Figure 5 Source: Cabot Oil & Gas
Looking ahead, the Marcellus formation will continue to be exploited more efficiently by companies that have learned from past drilling experiences. As in other formations, production will increase faster than infrastructure development and all players will look to reduce drilling costs. Producers believe one of the best areas to lower costs is by using water more efficiently. In the Marcellus, a typical hydraulic fracturing operation for a horizontal gas well in a tight shale formation requires between 3-5 million gallons of water, typically over a 2-5 day period. In 2012, Southwestern Energy CEO Steven Muller stated that water removal averaged about $1.5 million per well. Today, that cost has dropped to roughly $1 million per well.

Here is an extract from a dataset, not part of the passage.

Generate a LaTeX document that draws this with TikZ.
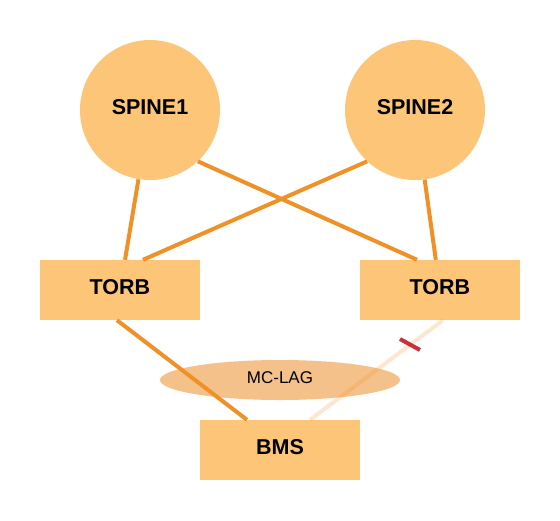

If history is any indicator of the future, it is difficult to predict the scale or speed of Marcellus shale production. Domestic and even international natural gas demand will play a significant role. This demand will be fueled by the widespread fuel switch of power plants from coal to natural gas, the growth in the petrochemical and manufacturing industry, and even LNG exports down the road. If demand does keep natural gas prices between a sweet spot of $5-6, where producers have the incentive to produce and consumers aren’t discouraged, natural gas production could be prolific.
By. Chris Pedersen
That was then. Today, drilling is still important and it doesn't hurt that we can drill twice as fast. But are we using an old metric, "rig count," where the more important metric today is the number of well completion stages? The chart on "Stages" in the article shows that they are up by more than a factor of more than 3 since 2008.
If the number of stages per well is important, how does that relate to cost? It's not just drilling anymore, it's high-pressure pumping of large treated water volumes and disposal of those volumes, touched on in the article.
Investors are comforted by the thought that "volumes" are up relative to rig counts, but... industry finances are really the bouncing ball to watch.
I'm not sure if 78% of operating wells "are paid for already" is a good number. The production decline rate is high for these unconventional wells. Production declining by half after the first year means that these wells better be economic... or stop pumping!
So I ask, is industry giving investors that wrong bouncing balls to watch and use for evaluating the industry?
The "sweet spot" of $5-6 is more than just a "sweet spot." It's a necessity for the industry to continue. Unconventional petroleum is very capital intensive. And guess what? Much more capital is needed for piping, storage and LNG facilities.
Best of luck to us. I hope we are going down the right path. Let's hope the touted companies, like Cabot, are typical and not just poster companies.
Also, I think you'll find that the productive life expectancy is also changing. While there is a significant drop-off in production after the first few months, the fall off after that appears to be slower and longer than first thought... I think the latest estimate is 10 years, up from 7 years before.
And, looking at the chart in the article, the NECESSARY price range is above $3. So, I'd say that $5 and up is the 'sweet spot', not required.
Finally, I think the thing that I would monitor, as an investor, is the infrastructure build-out and the tax scenario. Right now, PA is starting to figure out different ways to get more tax money than a straightforward $50,000 per wellhead. And, pipelines are struggling to catch up to demand. Also, when Cove Point is completed, LNG export will open a whole new, higher priced market for natural gas.
One final thought... Recent exploitation of Utica shale and Upper Devonian Shale will also benefit these companies since the same mineral rights AND the same wells can be reused for those other shale layers since they all basically reside one on top of the other.